--- begin DATA EXCERPT ---
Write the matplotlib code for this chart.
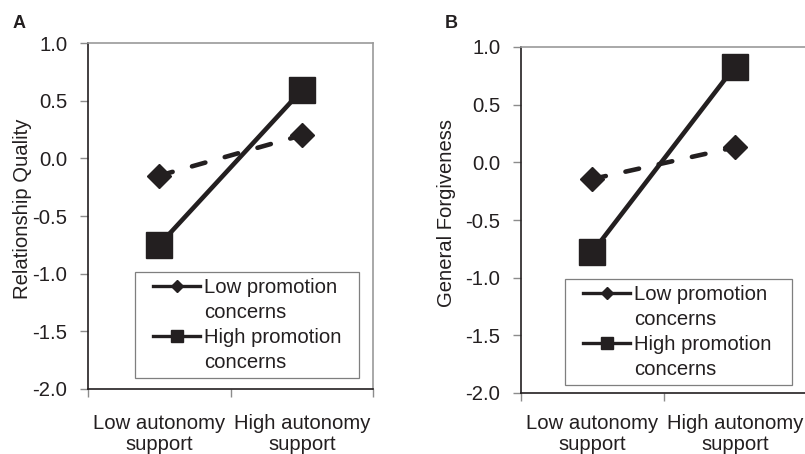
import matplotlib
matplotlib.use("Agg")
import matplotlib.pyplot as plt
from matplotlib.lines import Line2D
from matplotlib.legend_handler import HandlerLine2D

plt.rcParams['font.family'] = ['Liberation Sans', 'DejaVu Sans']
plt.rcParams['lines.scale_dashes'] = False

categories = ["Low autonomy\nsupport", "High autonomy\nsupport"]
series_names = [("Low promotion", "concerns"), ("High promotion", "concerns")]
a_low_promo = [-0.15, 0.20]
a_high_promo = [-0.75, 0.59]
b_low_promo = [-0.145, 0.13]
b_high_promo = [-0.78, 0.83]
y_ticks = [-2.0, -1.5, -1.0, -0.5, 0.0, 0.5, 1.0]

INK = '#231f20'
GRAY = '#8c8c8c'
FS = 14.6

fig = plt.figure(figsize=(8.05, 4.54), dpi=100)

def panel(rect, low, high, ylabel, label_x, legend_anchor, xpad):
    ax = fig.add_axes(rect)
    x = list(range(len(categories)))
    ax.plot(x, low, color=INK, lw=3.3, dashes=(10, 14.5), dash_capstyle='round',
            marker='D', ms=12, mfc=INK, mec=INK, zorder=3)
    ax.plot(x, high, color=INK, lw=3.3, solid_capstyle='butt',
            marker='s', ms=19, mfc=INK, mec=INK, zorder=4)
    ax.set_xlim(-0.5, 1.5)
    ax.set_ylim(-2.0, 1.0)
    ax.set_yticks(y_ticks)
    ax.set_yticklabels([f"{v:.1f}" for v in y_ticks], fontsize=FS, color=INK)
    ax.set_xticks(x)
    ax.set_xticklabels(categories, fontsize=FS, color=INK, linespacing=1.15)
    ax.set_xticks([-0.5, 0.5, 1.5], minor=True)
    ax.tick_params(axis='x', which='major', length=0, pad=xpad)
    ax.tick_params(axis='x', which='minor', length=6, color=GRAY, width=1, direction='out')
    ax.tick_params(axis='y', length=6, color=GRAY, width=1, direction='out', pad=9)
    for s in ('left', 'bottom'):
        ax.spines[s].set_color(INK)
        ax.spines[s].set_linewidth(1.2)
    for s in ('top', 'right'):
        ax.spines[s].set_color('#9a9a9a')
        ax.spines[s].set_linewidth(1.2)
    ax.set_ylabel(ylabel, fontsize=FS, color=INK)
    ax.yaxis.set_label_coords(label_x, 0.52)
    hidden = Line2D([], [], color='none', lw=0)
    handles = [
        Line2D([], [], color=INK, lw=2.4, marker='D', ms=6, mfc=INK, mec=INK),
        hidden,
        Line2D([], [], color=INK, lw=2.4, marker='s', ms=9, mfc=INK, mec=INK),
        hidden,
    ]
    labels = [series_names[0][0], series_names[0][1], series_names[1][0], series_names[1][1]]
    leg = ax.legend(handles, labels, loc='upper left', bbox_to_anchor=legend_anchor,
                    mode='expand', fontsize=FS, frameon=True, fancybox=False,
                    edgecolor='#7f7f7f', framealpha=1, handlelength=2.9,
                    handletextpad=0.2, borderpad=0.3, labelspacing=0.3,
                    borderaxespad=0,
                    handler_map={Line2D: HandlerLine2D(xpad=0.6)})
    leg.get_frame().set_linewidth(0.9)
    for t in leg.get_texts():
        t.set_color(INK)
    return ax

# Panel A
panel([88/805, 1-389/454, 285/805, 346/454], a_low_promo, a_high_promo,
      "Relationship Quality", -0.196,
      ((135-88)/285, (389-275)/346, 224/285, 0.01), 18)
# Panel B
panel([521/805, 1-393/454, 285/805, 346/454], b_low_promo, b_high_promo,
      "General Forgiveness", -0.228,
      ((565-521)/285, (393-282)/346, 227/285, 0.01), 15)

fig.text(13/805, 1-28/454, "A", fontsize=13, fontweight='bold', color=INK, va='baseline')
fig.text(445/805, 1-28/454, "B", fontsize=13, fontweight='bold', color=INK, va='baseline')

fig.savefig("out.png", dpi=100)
--- end DATA EXCERPT ---
- _WHAT IS ASKED_
Every line from the top of the material above through the line with "plt.rcParams['lines.scale_dashes'] = False" should be duplicated exactly, please; leave out the pictures.

- _COMPLETE RESPONSE_
Write the matplotlib code for this chart.
import matplotlib
matplotlib.use("Agg")
import matplotlib.pyplot as plt
from matplotlib.lines import Line2D
from matplotlib.legend_handler import HandlerLine2D

plt.rcParams['font.family'] = ['Liberation Sans', 'DejaVu Sans']
plt.rcParams['lines.scale_dashes'] = False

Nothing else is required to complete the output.